Siamo fortemente convinti che seppure la terapia genica sia la sola in grado di potere effettivamente normalizzare un gene malato, l’identificazione dei processi cellulari affetti dal deficit genetico primario sia di grande rilevanza non solo per la comprensione dei meccanismi alla base della comparsa e della progressione della malattia ma anche per lo sviluppo di terapie efficaci. I nostri studi sui meccanismi cellulari e molecolari a valle del difetto genetico primario di collagene VI hanno permesso di identificare alcuni target per approcci terapeutici, e suggeriscono che strategie combinatorie con approcci e molecole differenti in grado di agire su diversi bersagli e processi coinvolti, quali i mitocondri e l’autofagia, possano essere di efficacia per un loro rapido trasferimento nel trattamento di queste malattie. In questa prospettiva, stiamo conducendo anche altri studi mirati ad identificare l’efficacia di un gran numero di farmaci, già in uso clinico per malattie differenti, allo scopo di aumentare la possibilità di successo per strategie terapeutiche combinatorie nelle distrofie legate al collagene VI.

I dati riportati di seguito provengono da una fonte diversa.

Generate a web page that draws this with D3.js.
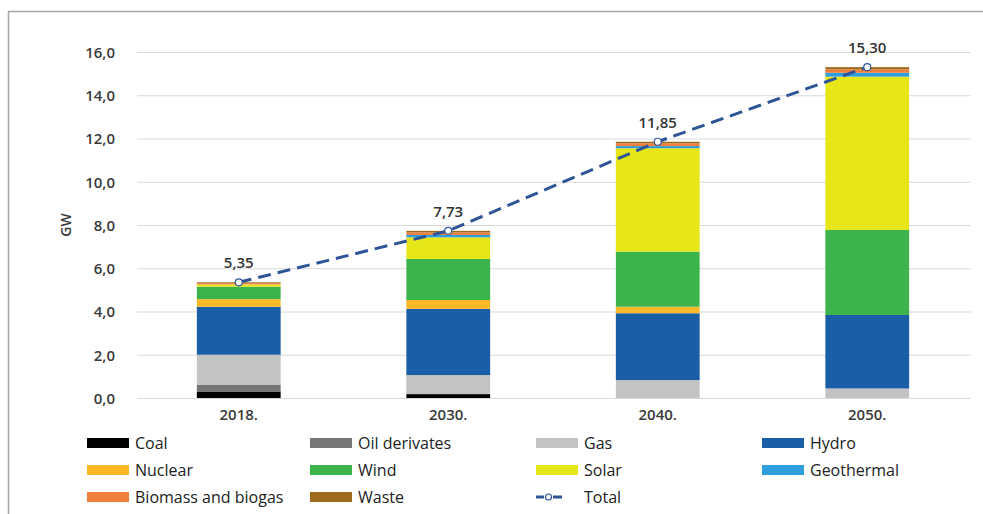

Quali sono i nuovi traguardi del Laboratorio di Padova?

Dopo il Summit di San Sebastian, organizzato dalla fondazione spagnola Noelia, mi sono reso conto che nonostante oggi ci siano diversi neurologi e clinici interessati a queste patologie, pochi hanno il background di competenze di base della matrice extracellulare e del collagene VI che era invece presente in passato. Il ruolo del nostro team penso sia proprio questo: continuare ad andare avanti. Nonostante i risultati ottenuti in questi anni di lavoro, noi non ci fermiamo: vogliamo capire di più, vogliamo continuare ad aggiungere tasselli al puzzle, per arrivare a chiudere il gap tra collagene VI, membrana e processi intracellulari regolati da questa proteina.

In quanto professore biologo esperto del collagene VI della nostra commissione medico scientifica (non so se lo sapevi ma accettando questa intervista hai dato il consenso alla tua nomina nella CMS dell’associazione col6) vuoi dire qualcosa in merito? Suggerimenti ecc.

Grazie mille, accetto con piacere la nomina. Ci vediamo al prossimo raduno dell’Associazione Collagene VI Italia APS. Quanto a suggerimenti, vorrei solo aggiungere di cercare di fare sentire sempre di più la vostra voce come associazione, in particolare facendo sempre più rete con altre associazioni di pazienti e famiglie a livello internazionale.